The Frenchman turned, collar up, as ever, for the long walk down the touchline, towards the dressing rooms, past the manager’s dugout, where Ferguson did not even make eye contact. Up in the press box, we were all buzzing at the prospect of a major story unfolding and knew this would be headline news on the back pages.

But no-one foresaw what was to happen next.

As Cantona was led along the touchline, a leather-jacketed figure charged down the steps in front of us to the edge of the stand. Our instincts sensed trouble, but we were all expecting the aggression to be from fan to player, not the reverse.

Cantona saw, or more likely heard, abuse from Simmons, stopped and, for what was a split-second but seemed much longer, flew in, feet up, with fists flailing. And then, just as quickly, it was over.

Cantona was hustled along the touchline by kit man,Norman Davies, and Peter Schmeichel, while cups of tea and coffee were flung at them. It was chaos along the front of the stand, while, up in the press box, one reporter leapt up on to his desk to get a better view and shouted: “He can’t do that; he can’t get away with that.”

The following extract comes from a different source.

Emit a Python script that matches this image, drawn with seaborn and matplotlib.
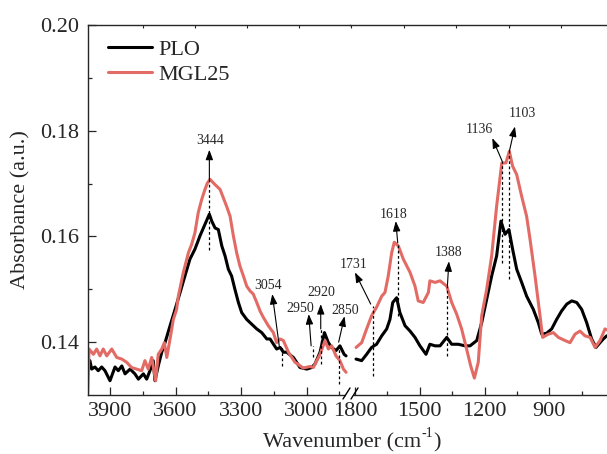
import numpy as np
import pandas as pd
import matplotlib
matplotlib.use("Agg")
import matplotlib.pyplot as plt
import seaborn as sns
from matplotlib.lines import Line2D
from matplotlib.patches import Rectangle

# ---------------- data ----------------
series_names = ["PLO", "MGL25"]

# high-wavenumber segment (4000-2800 cm-1)
plo_hi_wn = [3992, 3984, 3969, 3954, 3938, 3923, 3900, 3877, 3862, 3846, 3831, 3808, 3786, 3770,
             3747, 3732, 3717, 3702, 3694, 3679, 3663, 3648, 3625, 3602, 3579, 3557, 3534, 3511,
             3488, 3465, 3445, 3434, 3419, 3404, 3388, 3373, 3358, 3343, 3328, 3312, 3297, 3274,
             3251, 3228, 3205, 3182, 3167, 3137, 3121, 3106, 3091, 3060, 3030, 2999, 2976, 2961,
             2938, 2918, 2900, 2885, 2865, 2847, 2828, 2819]
plo_hi_abs = [0.1365, 0.1349, 0.1353, 0.1346, 0.1353, 0.1346, 0.1327, 0.1353, 0.1346, 0.1355, 0.1340, 0.1349, 0.1340, 0.1330,
              0.1340, 0.1330, 0.1346, 0.1365, 0.1327, 0.1355, 0.1381, 0.1399, 0.1431, 0.1462, 0.1494, 0.1525, 0.1557, 0.1576,
              0.1601, 0.1623, 0.1642, 0.1629, 0.1616, 0.1613, 0.1582, 0.1563, 0.1538, 0.1525, 0.1500, 0.1475, 0.1456, 0.1443,
              0.1434, 0.1425, 0.1418, 0.1406, 0.1406, 0.1387, 0.1390, 0.1381, 0.1381, 0.1371, 0.1352, 0.1349, 0.1352, 0.1359,
              0.1381, 0.1418, 0.1399, 0.1390, 0.1384, 0.1393, 0.1377, 0.1374]

mgl_hi_wn = [4003, 3996, 3976, 3961, 3946, 3931, 3915, 3892, 3869, 3846, 3824, 3801, 3778, 3755,
             3740, 3725, 3709, 3691, 3679, 3663, 3651, 3640, 3625, 3610, 3595, 3587, 3564, 3541,
             3526, 3511, 3496, 3480, 3465, 3454, 3442, 3419, 3396, 3381, 3366, 3350, 3335, 3320,
             3305, 3289, 3274, 3259, 3244, 3228, 3213, 3198, 3175, 3152, 3137, 3121, 3106, 3083,
             3053, 3015, 2984, 2969, 2938, 2915, 2900, 2885, 2865, 2847, 2831, 2819]
mgl_hi_abs = [0.1290, 0.1387, 0.1377, 0.1387, 0.1374, 0.1387, 0.1374, 0.1387, 0.1371, 0.1368, 0.1362, 0.1352, 0.1349, 0.1346,
              0.1365, 0.1349, 0.1371, 0.1327, 0.1377, 0.1387, 0.1399, 0.1371, 0.1406, 0.1443, 0.1462, 0.1487, 0.1532, 0.1569,
              0.1585, 0.1607, 0.1645, 0.1670, 0.1689, 0.1701, 0.1708, 0.1698, 0.1689, 0.1673, 0.1657, 0.1638, 0.1601, 0.1569,
              0.1544, 0.1525, 0.1506, 0.1497, 0.1491, 0.1475, 0.1459, 0.1447, 0.1431, 0.1418, 0.1399, 0.1406, 0.1403, 0.1381,
              0.1362, 0.1351, 0.1354, 0.1352, 0.1377, 0.1403, 0.1387, 0.1393, 0.1374, 0.1365, 0.1349, 0.1343]

# low-wavenumber segment (1800-600 cm-1)
plo_lo_wn = [1795, 1769, 1746, 1723, 1700, 1676, 1653, 1638, 1625, 1607, 1592, 1568, 1545, 1522,
             1499, 1471, 1453, 1429, 1406, 1375, 1352, 1322, 1290, 1267, 1236, 1213, 1190, 1167,
             1144, 1124, 1105, 1087, 1070, 1051, 1028, 1005, 974, 951, 935, 912, 889, 866,
             843, 819, 796, 773, 750, 727, 704, 684, 665, 650, 634, 615]
plo_lo_abs = [0.1368, 0.1365, 0.1377, 0.1390, 0.1396, 0.1412, 0.1425, 0.1443, 0.1475, 0.1484, 0.1456, 0.1431, 0.1421, 0.1409,
              0.1393, 0.1377, 0.1396, 0.1393, 0.1393, 0.1409, 0.1396, 0.1396, 0.1393, 0.1393, 0.1403, 0.1437, 0.1481, 0.1525,
              0.1563, 0.1629, 0.1604, 0.1613, 0.1576, 0.1538, 0.1513, 0.1487, 0.1462, 0.1437, 0.1415, 0.1417, 0.1425, 0.1443,
              0.1459, 0.1472, 0.1478, 0.1475, 0.1462, 0.1437, 0.1406, 0.1390, 0.1399, 0.1406, 0.1412, 0.1412]

mgl_lo_wn = [1795, 1769, 1746, 1723, 1700, 1676, 1661, 1646, 1630, 1618, 1599, 1576, 1545, 1522,
             1507, 1484, 1460, 1453, 1429, 1406, 1375, 1352, 1329, 1306, 1283, 1264, 1247, 1229,
             1213, 1190, 1167, 1144, 1120, 1101, 1085, 1070, 1051, 1028, 1005, 989, 966, 943,
             931, 905, 881, 858, 827, 804, 781, 758, 735, 711, 688, 665, 642, 615]
mgl_lo_abs = [0.1390, 0.1399, 0.1425, 0.1450, 0.1466, 0.1487, 0.1494, 0.1525, 0.1569, 0.1589, 0.1582, 0.1557, 0.1532, 0.1506,
              0.1478, 0.1475, 0.1494, 0.1516, 0.1513, 0.1516, 0.1506, 0.1475, 0.1453, 0.1425, 0.1387, 0.1355, 0.1332, 0.1362,
              0.1450, 0.1500, 0.1563, 0.1657, 0.1739, 0.1739, 0.1761, 0.1733, 0.1717, 0.1676, 0.1638, 0.1594, 0.1525, 0.1450,
              0.1409, 0.1415, 0.1418, 0.1409, 0.1403, 0.1399, 0.1415, 0.1421, 0.1412, 0.1409, 0.1390, 0.1403, 0.1425, 0.1420]

hi_major = [3900, 3600, 3300, 3000]
hi_minor = [3750, 3450, 3150, 2850]
lo_major = [1800, 1500, 1200, 900]
lo_minor = [1650, 1350, 1050, 750]
y_major = [0.14, 0.16, 0.18, 0.20]
y_minor = [0.15, 0.17, 0.19]

# ---------------- style ----------------
sns.set_style("ticks")
plt.rcParams["font.family"] = ["Liberation Serif", "DejaVu Serif"]

RED = "#E36B65"
palette = {"PLO": "black", "MGL25": RED}

W, H = 607, 454
fig = plt.figure(figsize=(W / 100, H / 100), dpi=100)

def fx(px):
    return px / W

def fy(py):
    return (H - py) / H

x_left, x_break, x_right = 87.5, 350.0, 613.0
y_top, y_bot = 25.0, 395.0
ax2 = fig.add_axes([fx(x_break), fy(y_bot), fx(x_right - x_break), (y_bot - y_top) / H])
ax1 = fig.add_axes([fx(x_left), fy(y_bot), fx(x_break - x_left), (y_bot - y_top) / H])
ax1.set_facecolor("none")
ax2.set_facecolor("none")

def make_df(wn_a, ab_a, wn_b, ab_b):
    a = pd.DataFrame({"wavenumber": wn_a, "absorbance": ab_a, "sample": series_names[0]})
    b = pd.DataFrame({"wavenumber": wn_b, "absorbance": ab_b, "sample": series_names[1]})
    return pd.concat([a, b], ignore_index=True)

df_hi = make_df(plo_hi_wn, plo_hi_abs, mgl_hi_wn, mgl_hi_abs)
df_lo = make_df(plo_lo_wn, plo_lo_abs, mgl_lo_wn, mgl_lo_abs)

for ax, df in ((ax1, df_hi), (ax2, df_lo)):
    sns.lineplot(data=df, x="wavenumber", y="absorbance", hue="sample",
                 hue_order=series_names, palette=palette, sort=False,
                 estimator=None, linewidth=2.2, ax=ax, legend=False)
    ax.set_ylim(0.13, 0.20)
    ax.set_xlabel("")
    ax.set_ylabel("")
    for s in ax.spines.values():
        s.set_linewidth(1.0)
    ax.spines["right"].set_visible(False)
    ax.tick_params(axis="x", which="major", direction="in", length=6, width=0.9,
                   labelsize=16, pad=5, top=False)
    ax.tick_params(axis="x", which="minor", direction="in", length=3, width=0.9, top=False)

ax1.set_xlim(4003, 2801)
ax2.set_xlim(1823, 605)

ax1.set_xticks(hi_major)
ax1.set_xticks(hi_minor, minor=True)
ax2.set_xticks(lo_major)
ax2.set_xticks(lo_minor, minor=True)

ax1.set_yticks(y_major)
ax1.set_yticks(y_minor, minor=True)
ax1.set_yticklabels([f"{v:.2f}" for v in y_major])
ax1.tick_params(axis="y", which="major", direction="in", length=6, width=0.9, labelsize=16, pad=6)
ax1.tick_params(axis="y", which="minor", direction="in", length=3, width=0.9)

ax2.spines["left"].set_visible(False)
ax2.tick_params(axis="y", which="both", left=False, labelleft=False)

# ---------------- annotations ----------------
ARW = dict(arrowstyle="-|>,head_length=0.6,head_width=0.22", color="black",
           lw=0.8, shrinkA=0, shrinkB=0, mutation_scale=10)
DASH = dict(color="black", lw=0.9, ls=(0, (2.2, 2.0)))

# label, dashed-line x, dashed y0, dashed y1, arrow base (x, y), arrow tip (x, y), text (x, y)
ann_hi = [
    ("3444", 3445, 0.1575, 0.1708, (3445, 0.1708), (3445, 0.1764), (3442, 0.1781)),
    ("3054", 3114, 0.1355, 0.1393, (3125, 0.1393), (3157, 0.1491), (3175, 0.1507)),
    ("2950", 2972, 0.1371, 0.1393, (2979, 0.1393), (2990, 0.1453), (3027, 0.1464)),
    ("2920", 2935, 0.1358, 0.1425, (2935, 0.1425), (2935, 0.1472), (2932, 0.1494)),
    ("2850", 2851, 0.1321, 0.1400, (2853, 0.1400), (2826, 0.1449), (2824, 0.1459)),
]
ann_lo = [
    ("1731", 1718, 0.1336, 0.1469, (1727, 0.1472), (1800, 0.1532), (1805, 0.1547)),
    ("1618", 1602, 0.1450, 0.1588, (1602, 0.1588), (1611, 0.1629), (1622, 0.1642)),
    ("1388", 1372, 0.1374, 0.1506, (1372, 0.1506), (1365, 0.1553), (1368, 0.1569)),
    ("1136", 1118, 0.1550, 0.1742, (1118, 0.1742), (1164, 0.1786), (1226, 0.1803)),
    ("1103", 1085, 0.1519, 0.1761, (1085, 0.1761), (1059, 0.1808), (1025, 0.1832)),
]
for ax, anns in ((ax1, ann_hi), (ax2, ann_lo)):
    for lab, dx, dy0, dy1, base, tip, txt in anns:
        ax.plot([dx, dx], [dy0, dy1], clip_on=False, **DASH)
        ax.annotate("", xy=tip, xytext=base, arrowprops=ARW, annotation_clip=False)
        ax.text(txt[0], txt[1], lab, fontsize=10, ha="center", va="center", clip_on=False)

# ---------------- legend ----------------
handles = [Line2D([], [], color=palette[n], lw=2.2, label=n) for n in series_names]
ax1.legend(handles=handles, loc="upper left", bbox_to_anchor=(0.044, 0.986),
           frameon=False, fontsize=16, handlelength=2.0, handletextpad=0.25,
           labelspacing=0.2, borderaxespad=0, borderpad=0.4)

# ---------------- axis labels ----------------
renderer = fig.canvas.get_renderer()
t1 = fig.text(fx(263), fy(447), "Wavenumber (cm", fontsize=16, ha="left", va="baseline")
bb1 = t1.get_window_extent(renderer)
t2 = fig.text(bb1.x1 / W + 0.5 / W, fy(437), "-1", fontsize=10, ha="left", va="baseline")
bb2 = t2.get_window_extent(renderer)
fig.text(bb2.x1 / W + 0.5 / W, fy(447), ")", fontsize=16, ha="left", va="baseline")
fig.text(fx(21), fy(210), "Absorbance (a.u.)", fontsize=16, ha="center", va="center", rotation=90)

# ---------------- axis break marks ----------------
fig.add_artist(Rectangle((fx(346), fy(398)), fx(8), 5 / H, transform=fig.transFigure,
                         facecolor="white", edgecolor="none", zorder=5))
for x0 in (343, 351):
    fig.add_artist(Line2D([fx(x0), fx(x0 + 7)], [fy(399), fy(388)], transform=fig.transFigure,
                          color="black", lw=1.0, zorder=6))

# faint top-axis ticks
axt = fig.add_axes([fx(x_left), fy(y_bot), fx(x_right - x_left), (y_bot - y_top) / H], frameon=False)
axt.set_xlim(x_left, x_right)
axt.set_xticks([143, 195, 247, 299, 351, 404, 456, 509, 561])
axt.tick_params(axis="x", top=True, bottom=False, labelbottom=False, labeltop=False,
                direction="in", length=2, width=0.8)
axt.set_yticks([])
axt.patch.set_alpha(0)

fig.savefig("out.png", dpi=100)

As we were all to discover, Cantona was certainly not going to get away with it.

The match carried on, ending 1-1, with Southgate cancelling out David May’s goal for United, but that was already irrelevant.

Cantona’s king-fu kick was the lead item on the 10pm news bulletin and pushed sport from the back to front pages for weeks.

As a freelance reporter, I was suddenly in demand by all those outlets not represented in the press box that night.

One Sunday paper asked me to make my way to South Norwood police station, where Cantona and Paul Ince, who was incorrectly alleged to have punched a fan, were taken.

I kept watch outside until midnight, when their news reporter arrived, a sure sign this was no longer just a football story.

I got the first editions of the morning papers at a central London petrol station on my way home, read my match report, and read about Mark Bosnich knocking out Jurgen Klinsmann, 100 miles north, at Villa Park, with a horror tackle. But there was really only one story in town.

And every paper had THAT picture of the man in black launching himself into the Selhurst Park crowd.

It would run and run, until Cantona had his day in court, greeting his nine-month ban with his infamous, cryptic, and nonsensical phrase about seagulls, trawlers, and sardines.

The ban made him consider quitting the game and prompted Ferguson to fast-track his youngsters, after Blackburn pipped United to the title by a point.

By the time Cantona returned, the following autumn, the likes of Beckham, Scholes, and the Nevilles had joined Ryan Giggs in the first team and a new era was underway, with the young generation supplemented by the returning hero, in their supporters’ eyes, at least.

Cantona went on to lead United to the title as top scorer, and hit the winning goal in the FA Cup final as they completed their second double. The comeback was complete; the legend was truly cemented.

And not one of us who was there at Selhurst Park that Wednesday night, 25 years ago, can say we saw it coming.